His provisions for my son have been of such GREAT abundance in the last 4 years that I literally tear with gratitude when I think of it. My son has been given so much opportunity and helped so much to grow in unique ways I think even my daughter did not have. There are other Mothers with boys in my son's school who are not happy with the school. They have had a different experience than we did. Even in the same school, the experiences can be different. So, I can only say that God has me and my family in the palm of His hand and all that was required of me, was obedience to God's will.

It was a choice between God... or glory and riches.

Petunia Lee said...

You know, all this trying to take advantage of the system... trying to beat the system... trying to game the system... what good does it do you if the child pays a price in other ways we have no human wisdom to understand? I know I sound like a crazy religious nut but What good will it be for someone to gain the whole world, yet forfeit their soul? Or what can anyone give in exchange for their soul? (Matthew16:26)

If The Son had entered the school, I would have earned bragging rights but I feared for the loss of my son's soul. I feared that I was exchanging his soul for my 4 years of self-glory and self-promotion. Can you imagine what it would do for my business and my book if I could brag about my son in that way?

Then, I may have lost my son to other things. So, I took God seriously when he said, "No."

Anonymous said...

Dr Pet

Thanks for sharing.

God led you to the right school for your son.

That's wonderful!

Isabel said...

Hi Petunia,

I'm a silent but regular reader of your blog for a few months now! I enjoy it very much, so thank you for writing :)
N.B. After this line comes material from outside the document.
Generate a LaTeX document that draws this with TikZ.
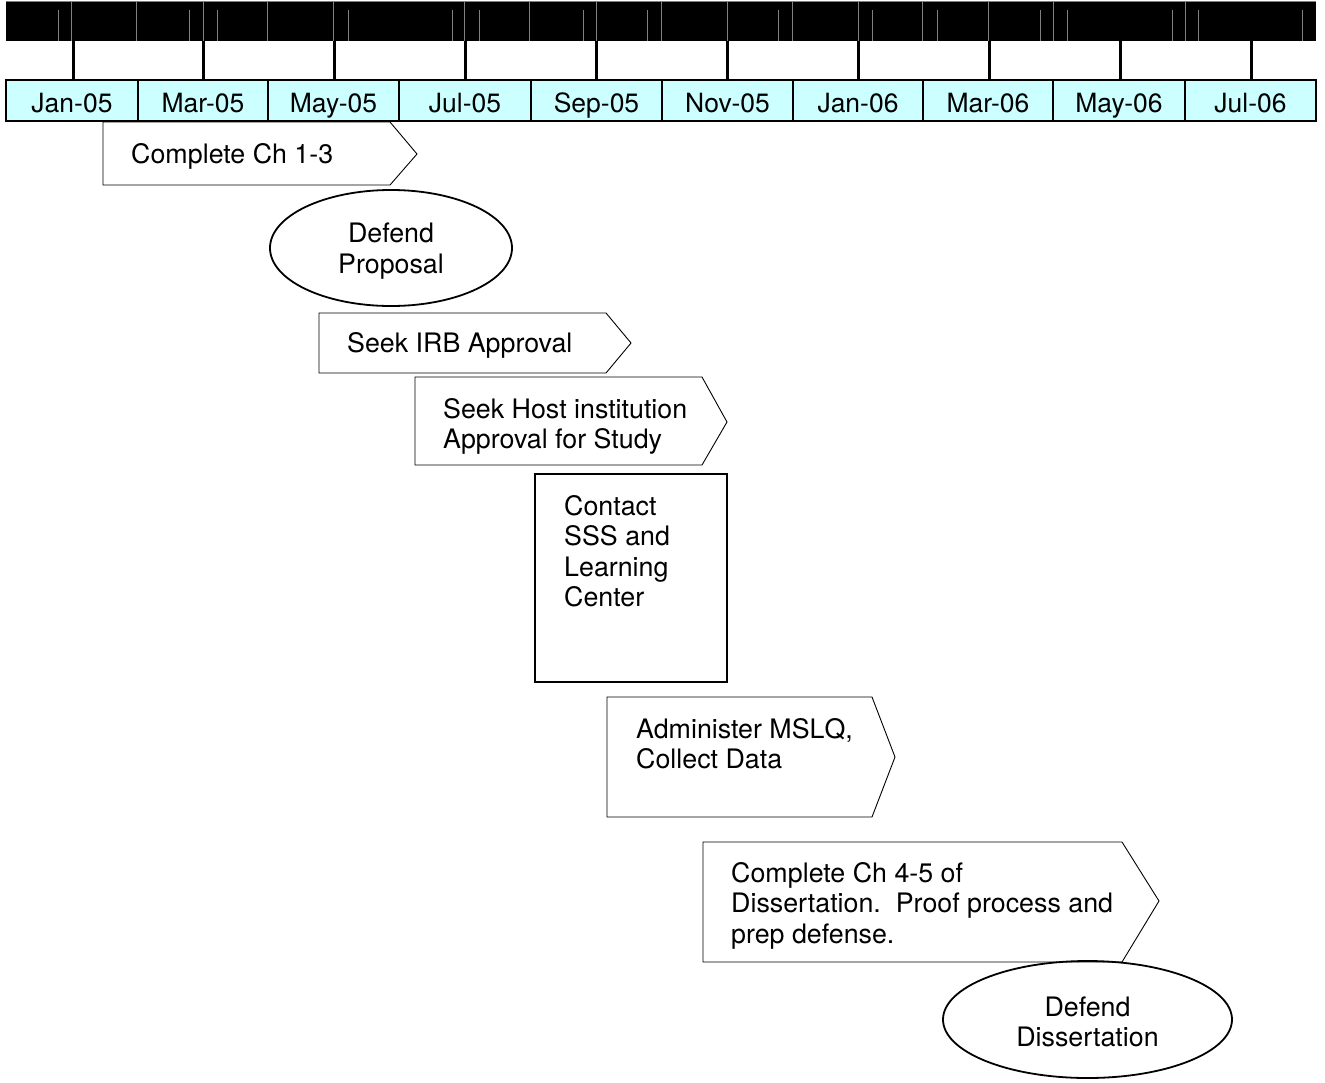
\documentclass[tikz,border=0pt]{standalone}
\usepackage{fontspec}
\setmainfont{TeX Gyre Heros}
\usetikzlibrary{shapes.geometric}
\definecolor{monthfill}{HTML}{CCFFFF}
\tikzset{
  x=1pt, y=-1pt,
  lbl/.style={inner sep=0pt, font=\fontsize{26.8}{30.5}\selectfont, align=left},
  month/.style={inner sep=0pt, font=\fontsize{26.5}{30.5}\selectfont},
  arrowbox/.style={draw=black, line width=0.9pt, fill=white, line join=miter},
  oval/.style={draw=black, line width=1.8pt, ellipse, inner sep=0pt},
  ovaltext/.style={inner sep=0pt, align=center, font=\fontsize{26.8}{30.5}\selectfont},
  tick/.style={line width=3pt, black},
  grid/.style={line width=0.6pt, black!50},
}
\begin{document}
\begin{tikzpicture}
\useasboundingbox (0,0) rectangle (1325,1082);
\fill[white] (0,0) rectangle (1325,1082);
% top black bar
\fill[black] (6,1) rectangle (1316,41);
\draw[grid] (6,1) -- (1316,1);
\foreach \gx in {71,136,203,267,333,464,529,596,661,727,792,858,922,988,1053,1185}
  \draw[grid] (\gx,1) -- (\gx,41);
\foreach \gx in {58,189,217,348,452,479,583,647,778,872,937,1040,1067,1172,1198,1302}
  \draw[grid] (\gx,10) -- (\gx,41);
% ticks
\foreach \tx in {73,203,334,465,596,727,858,989,1120,1251}
  \draw[tick] (\tx,41) -- (\tx,81);
% month boxes
\fill[monthfill] (6,80) rectangle (1316,121);
\foreach \a/\b/\m [count=\i] in {6/138/Jan-05,138/268/Mar-05,268/399/May-05,399/531/Jul-05,531/662/Sep-05,662/793/Nov-05,793/923/Jan-06,923/1053/Mar-06,1053/1185/May-06,1185/1316/Jul-06}{
  \draw[line width=2.5pt] (\a,80) rectangle (\b,121);
  \node[month, anchor=base] (m\i) at ({(\a+\b)/2},112) {\m};
}
% Complete Ch 1-3
\draw[arrowbox] (103,122) -- (390,122) -- (417,154) -- (390,185) -- (103,185) -- cycle;
\node[lbl, anchor=base west] (ch13) at (131,163) {Complete Ch 1-3};
% Defend Proposal
\node[oval, minimum width=242pt, minimum height=116pt] (defprop) at (391,248) {};
\node[ovaltext] (defproptxt) at (391,251) {Defend\\Proposal};
% Seek IRB
\draw[arrowbox] (319,313) -- (606,313) -- (631,343) -- (606,373) -- (319,373) -- cycle;
\node[lbl, anchor=base west] (irb) at (347,352) {Seek IRB Approval};
% Host
\draw[arrowbox] (415,377) -- (702,377) -- (727,422) -- (702,465) -- (415,465) -- cycle;
\node[lbl, anchor=north west] (host) at (443,398) {Seek Host institution\\Approval for Study};
% Contact
\draw[line width=2.2pt] (535,474) rectangle (727,682);
\node[lbl, anchor=north west] (contact) at (564,495) {Contact\\SSS and\\Learning\\Center};
% Administer
\draw[arrowbox] (607,697) -- (872,697) -- (895,757) -- (872,817) -- (607,817) -- cycle;
\node[lbl, anchor=north west] (admin) at (636,718) {Administer MSLQ,\\Collect Data};
% Complete Ch 4-5
\draw[arrowbox] (703,842) -- (1122,842) -- (1159,901) -- (1122,962) -- (703,962) -- cycle;
\node[lbl, anchor=north west] (ch45) at (731,862) {Complete Ch 4-5 of\\Dissertation.\ \ Proof process and\\prep defense.};
% Defend Dissertation
\node[oval, minimum width=289pt, minimum height=117pt] (defdiss) at (1087.5,1019.5) {};
\node[ovaltext] (defdisstxt) at (1087.5,1022) {Defend\\Dissertation};
\end{tikzpicture}
\end{document}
I'm expecting my first child pretty soon and suddenly realise I've a whole new learning curve to tackle in regards to parenthood. I currently live in Singapore (and am a Malaysian by citizenship), but my husband is a pastor from China and plan to return to China next year. As I'm anticipating a few more moves in the next 10-15 years, which could include international moves (because of our missionary-like lifestyle) coupled with other factors, I have started to study homeschooling for my kid(s).

I'm wondering what your thoughts are for homeschooling? I can resonate with your opinions about not letting systems dictate the learning process for your individual children. But do you know of any hard government policies I should take careful consideration of or have any strong opinions for or against homeschooling?


Regards,
Isabel

Petunia Lee said...

Hi... I think I wrote about unschooling in the blogpost "How To Study". You can google this concept.I am not familiar with Singapore govt policy vis-a-vis homeschoolers so the best thing is to ask the local MOE. Homeschooling results are varied. If the parent is a good educator, then results are stunning. If the parent is not, then results are dismal. I personally chose not to homeschool because I needed the social environment provided by mainstream schools to provide social teachable moments without having to myself specifically create a social community for them. I was also not prepared to entirely give myself to my kids. I needed my own space and life.

Everyone is differenr. I can only speak of me.